1.The study reveals a significant flaw in the AutoAttack method: the optimal target class for linear classifiers is not determined by the model's confidence levels. This fundamental finding highlights a limitation of AutoAttack and underscores its potential shortcomings. Specifically, AutoAttack may falter in certain scenarios due to its reliance on selecting the top 9 classes for targeted attacks, which can overlook the most suitable class if it does not fall within this range. By recognizing that linearity holds true in the mesoscopic region, the authors of the current paper are able to refine and improve upon AutoAttack. Their proposed approach, MALT, demonstrates empirical superiority over its predecessor while achieving faster adversarial perturbation discovery. 2.The authors also conduct a complexity analysis to compare the efficiency of MALT with AutoAttack. As MALT relies solely on APGD-based attacks, it exhibits a significant speed advantage over AutoAttack. Specifically, when applied to the Imagenet dataset, MALT demonstrates an average speedup of 5 times compared to AutoAttack, making it a more efficient and practical solution for adversarial attack detection. 3. The empirical findings presented in this paper are robust and convincing. The authors demonstrate that MALT consistently outperforms AutoAttack, with its success rate of finding adversarial examples never trailing behind and often surpassing AutoAttack. Moreover, MALT exhibits a significant speed advantage, allowing it to identify adversarial examples more efficiently. To validate their approach, the authors selected a value of c=100 for the Imagenet dataset, but their empirical analysis reveals that even higher values (e.g., c=1000) do not necessarily yield better results. This finding underscores the effectiveness of MALT's design. Furthermore, they empirically demonstrate that APGD is an excellent choice for their attack strategy.

缺点

  1. While MALT's primary innovation is rooted in its refined class selection process, which sets it apart from AutoAttack, this refinement may somewhat temper the overall novelty of this manuscript.
  2. The authors have chosen a specific value of c (c=100) and demonstrated empirically that this value is sufficient for the Imagenet dataset. However, the selection of an optimal value of c that generalizes well across various datasets remains unclear, leaving room for future exploration and refinement.
  3. In line with their earlier findings, the authors have empirically demonstrated that APGD outperforms alternative strategies in the context of MALT. While this suggests a strong case for APGD as a suitable choice for MALT, it remains to be seen whether this advantage will hold across diverse settings and datasets.

问题

  1. The authors showed that MALT leans towards the top-1. Should we select a=1 in all cases then?
  2. Do the authors have any intuition behind why APGD is better than FAB for MALT?

局限性

N/A

作者回复

We thank the reviewer for the positive and thorough review.

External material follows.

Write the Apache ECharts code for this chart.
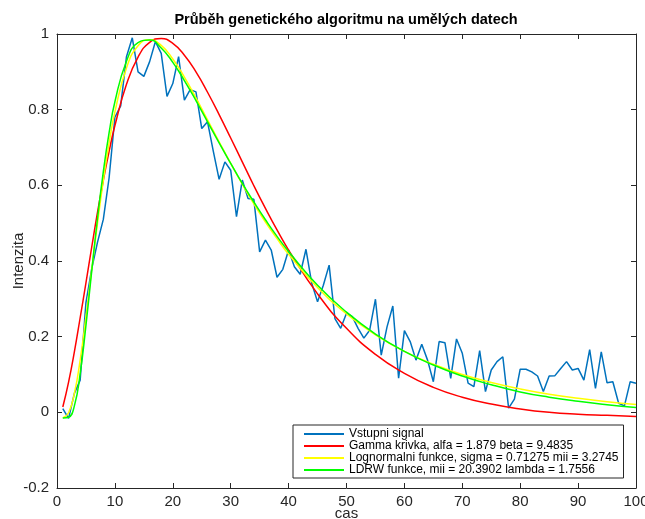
<!DOCTYPE html>
<html>
<head>
<meta charset="utf-8">
<script src="https://cdn.jsdelivr.net/npm/echarts@6/dist/echarts.min.js"></script>
<style>html,body{margin:0;padding:0;background:#fff;}#c{width:645px;height:519px;}</style>
</head>
<body>
<div id="c"></div>
<script>
// Input signal, sampled at cas = 1..100
const signal = [0.01,-0.016,0.05,0.085,0.29,0.38,0.45,0.51,0.62,0.78,
0.81,0.94,0.99,0.90,0.888,0.927,0.98,0.949,0.835,0.869,
0.94,0.825,0.853,0.847,0.75,0.768,0.69,0.616,0.662,0.64,
0.517,0.614,0.565,0.563,0.424,0.455,0.429,0.357,0.378,0.429,
0.385,0.365,0.431,0.341,0.292,0.336,0.389,0.248,0.222,0.262,
0.253,0.222,0.196,0.217,0.299,0.151,0.226,0.281,0.09,0.216,
0.187,0.138,0.18,0.138,0.081,0.187,0.184,0.09,0.194,0.156,
0.077,0.068,0.163,0.055,0.112,0.134,0.147,0.011,0.035,0.114,
0.114,0.107,0.096,0.055,0.096,0.097,0.116,0.134,0.112,0.116,
0.085,0.166,0.063,0.16,0.078,0.081,0.024,0.017,0.081,0.077];

// Sample positions for the fitted curves
const tCurve = [1,2,3,4,5,6,7,8,9,10,12,14,16,18,20,22,24,26,28,30,32,34,36,38,40,45,50,55,60,65,70,75,80,85,90,95,100];
const gammaCurve = [0.014,0.08,0.16,0.25,0.342,0.437,0.529,0.613,0.69,0.758,0.867,0.939,0.978,0.988,0.975,0.944,0.90,0.846,0.787,0.725,0.662,0.599,0.539,0.482,0.429,0.313,0.222,0.153,0.103,0.066,0.04,0.022,0.009,0.0,-0.005,-0.008,-0.011];
const lognormCurve = [-0.015,-0.001,0.05,0.138,0.253,0.378,0.5,0.613,0.712,0.794,0.91,0.969,0.985,0.97,0.934,0.886,0.831,0.773,0.715,0.658,0.603,0.551,0.503,0.459,0.418,0.33,0.26,0.205,0.161,0.127,0.1,0.079,0.062,0.048,0.037,0.028,0.021];
const ldrwCurve = [-0.015,-0.013,0.017,0.102,0.23,0.374,0.513,0.636,0.739,0.821,0.928,0.977,0.984,0.963,0.925,0.877,0.824,0.768,0.712,0.658,0.605,0.556,0.509,0.465,0.425,0.336,0.265,0.207,0.161,0.125,0.096,0.073,0.054,0.04,0.029,0.02,0.0125];

const seriesNames = ['Vstupni signal','Gamma krivka, alfa = 1.879 beta = 9.4835','Lognormalni funkce, sigma = 0.71275 mii = 3.2745','LDRW funkce, mii = 20.3902 lambda = 1.7556'];
const seriesColors = ['#0072BD','#FF0000','#FFFF00','#00FF00'];
const xTicks = {min:0, max:100, interval:10};
const yTicks = {min:-0.2, max:1, interval:0.2};

const FONT = '"Liberation Sans", Arial, Helvetica, sans-serif';
const AX = '#262626';

const chart = echarts.init(document.getElementById('c'), null, {renderer:'canvas'});
const pair = (ts, vs) => vs.map((v,i)=>[ts[i], v]);
const sigData = signal.map((v,i)=>[i+1, v]);

const baseAxis = {
  axisLine:{show:true, onZero:false, lineStyle:{color:AX, width:1}},
  axisTick:{show:true, inside:true, length:5, lineStyle:{color:AX}},
  splitLine:{show:false}
};
const curve = (idx, data) => ({name:seriesNames[idx], type:'line', data:data, symbol:'none', showSymbol:false,
  smooth:0.5, lineStyle:{color:seriesColors[idx], width:1.5}, itemStyle:{color:seriesColors[idx]}});

chart.setOption({
  animation:false,
  backgroundColor:'#fff',
  title:{
    text:'Průběh genetického algoritmu na umělých datech',
    left:346, top:12, textAlign:'center', padding:0,
    textStyle:{fontFamily:FONT, fontSize:14.5, fontWeight:'bold', color:'#000'}
  },
  grid:{left:57, right:9, top:34, bottom:31, containLabel:false, outerBoundsMode:'none'},
  legend:{
    orient:'vertical', left:293, top:425,
    padding:[3,5,2,11], itemGap:0, itemWidth:40, itemHeight:2, icon:'rect',
    backgroundColor:'#fff', borderColor:AX, borderWidth:1,
    textStyle:{fontFamily:FONT, fontSize:12, lineHeight:11, color:'#000'},
    data:seriesNames
  },
  xAxis:[
    Object.assign({}, baseAxis, {type:'value', position:'bottom', min:xTicks.min, max:xTicks.max, interval:xTicks.interval,
      name:'cas', nameLocation:'middle', nameGap:18, nameMoveOverlap:false,
      nameTextStyle:{fontFamily:FONT, fontSize:15, color:AX},
      axisLabel:{fontFamily:FONT, fontSize:15, color:AX, margin:6}}),
    Object.assign({}, baseAxis, {type:'value', position:'top', min:xTicks.min, max:xTicks.max, interval:xTicks.interval,
      axisLabel:{show:false}})
  ],
  yAxis:[
    Object.assign({}, baseAxis, {type:'value', position:'left', min:yTicks.min, max:yTicks.max, interval:yTicks.interval,
      name:'Intenzita', nameLocation:'middle', nameGap:31, nameRotate:90, nameMoveOverlap:false,
      nameTextStyle:{fontFamily:FONT, fontSize:15, color:AX},
      axisLabel:{fontFamily:FONT, fontSize:15, color:AX, margin:8,
        formatter:v=>String(Math.round(v*10)/10)}}),
    Object.assign({}, baseAxis, {type:'value', position:'right', min:yTicks.min, max:yTicks.max, interval:yTicks.interval,
      axisLabel:{show:false}})
  ],
  series:[
    {name:seriesNames[0], type:'line', data:sigData, symbol:'none', showSymbol:false, lineStyle:{color:seriesColors[0], width:1.5}, itemStyle:{color:seriesColors[0]}},
    curve(1, pair(tCurve,gammaCurve)),
    curve(2, pair(tCurve,lognormCurve)),
    curve(3, pair(tCurve,ldrwCurve))
  ]
});
</script>
</body>
</html>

"While MALT's primary innovation is rooted in its refined class selection process, which sets it apart from AutoAttack, this refinement may somewhat temper the overall novelty of this manuscript."

We acknowledge that the main contribution of MALT is the introduction of a refined class selection process and its use with existing attacks such as APGD. We believe that although APGD is already widely used, the addition of MALT significantly improves it. We are sorry if we didn’t understand this point and would be happy to elaborate further.

"The authors have chosen a specific value of c (c=100) and demonstrated empirically that this value is sufficient for the Imagenet dataset. However, the selection of an optimal value of c that generalizes well across various datasets remains unclear, leaving room for future exploration and refinement."

It is an interesting question to optimize the value of c, thus further reducing the running time of MALT. However, we believe it would be very beneficial if the value of c can be universal across all datasets and models, and thus be treated as a constant rather than a hyperparameter that needs tuning. In section 5.1, lines 314-325 we study the effect of the value of c, by choosing c=1000 (i.e. all the possible classes of Imagenet), and show that the robust accuracy doesn’t improve. This indicates that a value of c=100 is indeed a proper choice for all our experiments, at least as an upper bound, and we admittingly haven’t attempted to optimize it further.

"In line with their earlier findings, the authors have empirically demonstrated that APGD outperforms alternative strategies in the context of MALT. While this suggests a strong case for APGD as a suitable choice for MALT, it remains to be seen whether this advantage will hold across diverse settings and datasets."

This is a good point. We have tested MALT combined with the targeted FAB attack (lines 297-299), and it performed worse than with APGD with the DLR loss. We additionally conducted another experiment for the rebuttal phase, using MALT with APGD and the CE loss (instead of DLR) on the SWIN-L model. The robust accuracy against MALT with APGD and CE loss is 60.52%, for Autoattack it is 59.9% and for MALT with APGD and DLR loss it is 59.84% (lower is better). We will add this experiment in the final version. It is indeed an interesting research direction to study other targeted attacks and experiment with MALT beyond the datasets that appear in the RobusBench benchmark.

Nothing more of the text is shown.